━━ Data excerpt ━━

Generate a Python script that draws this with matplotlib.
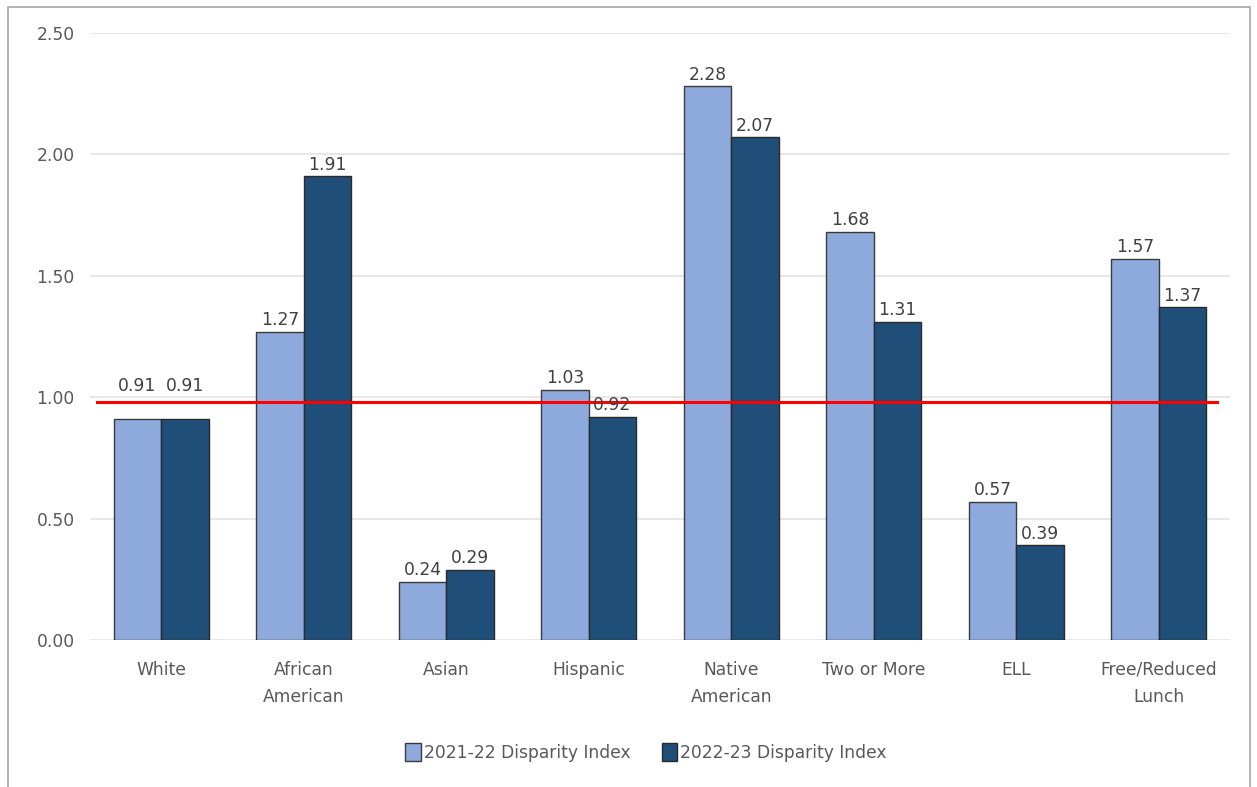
import numpy as np
import matplotlib.pyplot as plt
from matplotlib.patches import Rectangle

categories = ['White', 'African\nAmerican', 'Asian', 'Hispanic', 'Native\nAmerican',
              'Two or More', 'ELL', 'Free/Reduced\nLunch']
idx_2122 = [0.91, 1.27, 0.24, 1.03, 2.28, 1.68, 0.57, 1.57]
idx_2223 = [0.91, 1.91, 0.29, 0.92, 2.07, 1.31, 0.39, 1.37]
series_labels = ['2021-22 Disparity Index', '2022-23 Disparity Index']
ref_value = 0.98

plt.rcParams['font.family'] = ['DejaVu Sans']
txt = '#595959'
fs = 12.3

fig = plt.figure(figsize=(12.57, 7.87), dpi=100)
ax = fig.add_axes([0.0716, 0.1868, 0.9069, 0.7712])

x = np.arange(len(categories))
w = 1 / 3
b1 = ax.bar(x - w / 2, idx_2122, w, color='#8EA9DB', edgecolor='#3a3a3a', linewidth=1,
            label=series_labels[0], zorder=3)
b2 = ax.bar(x + w / 2, idx_2223, w, color='#1F4E79', edgecolor='#2a2a2a', linewidth=1,
            label=series_labels[1], zorder=3)
# the White labels sit above the reference line in the original
pads = [17, 2, 2, 2, 2, 2, 2, 2]
for bars in (b1, b2):
    for rect, pad in zip(bars, pads):
        h = rect.get_height()
        ax.annotate('%.2f' % h, (rect.get_x() + rect.get_width() / 2, h),
                    xytext=(0, pad), textcoords='offset points', ha='center', va='bottom',
                    fontsize=fs, color='#404040', zorder=5)

ax.axhline(ref_value, xmin=0.006, xmax=0.989, color='#FF0000', linewidth=2.2, zorder=4)

ax.set_xlim(-0.5, len(categories) - 0.5)
ax.set_ylim(0, 2.5)
ax.set_yticks(np.arange(0, 2.51, 0.5))
ax.set_yticklabels(['%.2f' % v for v in np.arange(0, 2.51, 0.5)])
ax.set_xticks(x)
ax.set_xticklabels(categories, linespacing=1.65)
ax.tick_params(axis='both', length=0, labelsize=fs, labelcolor=txt)
ax.tick_params(axis='x', pad=15)
ax.tick_params(axis='y', pad=11)
ax.grid(axis='y', color='#e3e3e3', linewidth=1.2, zorder=0)
for s in ax.spines.values():
    s.set_visible(False)

fig.legend(loc='center', bbox_to_anchor=(0.514, 0.044), ncol=2, frameon=False,
           fontsize=fs, handlelength=0.9, handleheight=1.2, handletextpad=0.2,
           columnspacing=1.8, labelcolor=txt)

fig.patches.append(Rectangle((8 / 1257, -0.05), 1242 / 1257, 1.05 - 7 / 787,
                             transform=fig.transFigure, fill=False,
                             edgecolor='#a6a6a6', linewidth=1.2))

fig.savefig('out.png', dpi=100)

━━━

Requirements: Pick out each line in the material containing "matplotlib".

Response to this exercise:
Generate a Python script that draws this with matplotlib.
import matplotlib.pyplot as plt
from matplotlib.patches import Rectangle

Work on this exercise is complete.